Given information
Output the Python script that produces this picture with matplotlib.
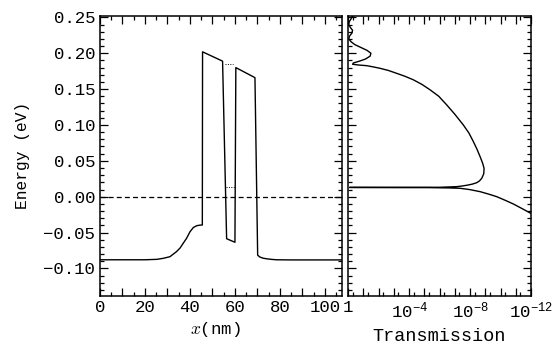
import matplotlib
matplotlib.use('Agg')
import matplotlib.pyplot as plt
import numpy as np
from matplotlib.ticker import MultipleLocator, FixedLocator, FuncFormatter, NullFormatter

plt.rcParams['font.family'] = ['Liberation Mono', 'DejaVu Sans']
plt.rcParams['mathtext.fontset'] = 'cm'

# Conduction-band potential profile (x in nm, energy in eV)
pot_x = [0, 15, 20, 25.2, 28.1, 31.1, 34.0, 35.6, 37.0, 38.5, 40.0, 41.5, 43.0, 44.4, 45.5,
         45.6, 54.5, 56.3, 60.0, 60.4, 68.9, 70.1, 71.0, 72.5, 74.5, 76.5, 78.5, 85, 108]
pot_E = [-0.088, -0.088, -0.0880, -0.0874, -0.0860, -0.0837, -0.0767, -0.0716, -0.0650,
         -0.0580, -0.0490, -0.0430, -0.0405, -0.0397, -0.0395,
         0.202, 0.189, -0.0586, -0.0636, 0.180, 0.166, -0.0815, -0.0840, -0.0858, -0.0868,
         -0.0875, -0.0880, -0.0882, -0.0882]

# Quasi-bound levels (dotted segments)
level_E = [0.185, 0.013]
level_x0 = [55.6, 56.0]
level_x1 = [59.3, 60.0]

# Transmission curve: energy (eV) and log10(T)
trans_E = [0.2524, 0.248, 0.244, 0.240, 0.236, 0.232, 0.228, 0.224, 0.220, 0.216, 0.212,
           0.208, 0.204, 0.200, 0.196, 0.192, 0.189, 0.1865,
           0.1846, 0.1835, 0.1827, 0.1810, 0.1790, 0.1760, 0.1720, 0.1680, 0.1630, 0.1565,
           0.1490, 0.1400, 0.1280, 0.1150, 0.1000, 0.0890, 0.0767, 0.0660, 0.0558, 0.0470,
           0.0396, 0.0320, 0.0257, 0.0220, 0.0195, 0.0175, 0.0159, 0.0148, 0.0140, 0.0131,
           0.0130, 0.0129,
           0.0127, 0.0126, 0.0122, 0.0117, 0.0100, 0.0070, 0.0037, 0.0000, -0.0050,
           -0.0102, -0.0165, -0.0232]
trans_logT = [-0.30, -0.20, -0.08, -0.05, -0.15, -0.30, -0.25, -0.10, -0.05, -0.20, -0.45,
              -0.85, -1.25, -1.50, -1.45, -1.15, -0.75, -0.35,
              -0.30, -0.75, -1.22, -1.65, -2.10, -2.65, -3.19, -3.72, -4.28, -4.85,
              -5.38, -5.95, -6.47, -7.00, -7.56, -7.92, -8.22, -8.46, -8.66, -8.82,
              -8.92, -8.90, -8.77, -8.62, -8.44, -8.15, -7.78, -7.45, -7.13, -6.03,
              -3.0, -0.10,
              -3.0, -5.38, -6.60, -7.34, -7.95, -8.66, -9.20, -9.75, -10.30,
              -10.84, -11.40, -11.98]

x_ticks = [0, 20, 40, 60, 80, 100]
t_major = [0, -4, -8, -12]
t_labels = ['1', r'$\mathregular{10^{-4}}$', r'$\mathregular{10^{-8}}$', r'$\mathregular{10^{-12}}$']

YLIM = (-0.1385, 0.2524)

fig = plt.figure(figsize=(5.58, 3.47), dpi=100)
ax1 = fig.add_axes([0.1792, 0.147, 0.4337, 0.8078])
ax2 = fig.add_axes([0.6237, 0.147, 0.3280, 0.8078])

lw = 1.0
ax1.plot(pot_x, pot_E, color='black', lw=lw)
ax1.axhline(0.0, color='black', lw=0.9, ls=(0, (4, 2.5)))
for e, a, b in zip(level_E, level_x0, level_x1):
    ax1.plot([a, b], [e, e], color='black', lw=0.7, ls=(0, (1, 1.5)))

ax1.set_xlim(0, 107.6)
ax1.set_ylim(*YLIM)

ax1.xaxis.set_major_locator(MultipleLocator(10))
ax1.xaxis.set_minor_locator(MultipleLocator(5))
ax1.xaxis.set_major_formatter(FuncFormatter(lambda v, p: f"{int(round(v))}" if int(round(v)) in x_ticks else ""))
ax1.yaxis.set_major_locator(MultipleLocator(0.05))
ax1.yaxis.set_minor_locator(MultipleLocator(0.01))
ax1.yaxis.set_major_formatter(FuncFormatter(lambda v, p: ("\u2212" if v < -1e-9 else "") + f"{abs(v):.2f}"))

T = 10.0 ** np.array(trans_logT)
ax2.plot(T, trans_E, color='black', lw=lw)
ax2.set_xscale('log')
ax2.set_xlim(1, 1e-12)
ax2.set_ylim(*YLIM)
decades = [10.0 ** (-k) for k in range(0, 13)]
ax2.xaxis.set_major_locator(FixedLocator(decades))
ax2.xaxis.set_minor_locator(FixedLocator([0.5 * 10.0 ** (-k) for k in range(0, 12)]))
lab_map = {m: l for m, l in zip(t_major, t_labels)}
ax2.xaxis.set_major_formatter(FuncFormatter(lambda v, p: lab_map.get(int(round(np.log10(v))), "")))
ax2.xaxis.set_minor_formatter(NullFormatter())
ax2.yaxis.set_major_locator(MultipleLocator(0.05))
ax2.yaxis.set_minor_locator(MultipleLocator(0.01))
ax2.yaxis.set_major_formatter(NullFormatter())

for ax in (ax1, ax2):
    for s in ax.spines.values():
        s.set_linewidth(1.1)
    ax.tick_params(which='both', direction='in', top=True, right=True, left=True, bottom=True,
                   width=0.9, labelsize=12.5, colors='black')
    ax.tick_params(which='major', length=5.5)
    ax.tick_params(which='minor', length=3)
    ax.tick_params(axis='x', pad=3)
    ax.tick_params(axis='y', pad=3.5)

ax1.set_ylabel('Energy (eV)', fontsize=11.7)
ax1.yaxis.set_label_coords(-0.29, 0.5)
ax1.set_xlabel(r'$x$(nm)', fontsize=12.5)
ax1.xaxis.set_label_coords(0.475, -0.085)
ax2.set_xlabel('Transmission', fontsize=13.3)
ax2.xaxis.set_label_coords(0.5, -0.115)

fig.savefig('out.png', dpi=100)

Required task
Return only the lines from the start of the data through the line that contains "plt.rcParams['mathtext.fontset'] = 'cm'", please, copying them exactly and omitting all pictures.

Response to this exercise
Output the Python script that produces this picture with matplotlib.
import matplotlib
matplotlib.use('Agg')
import matplotlib.pyplot as plt
import numpy as np
from matplotlib.ticker import MultipleLocator, FixedLocator, FuncFormatter, NullFormatter

plt.rcParams['font.family'] = ['Liberation Mono', 'DejaVu Sans']
plt.rcParams['mathtext.fontset'] = 'cm'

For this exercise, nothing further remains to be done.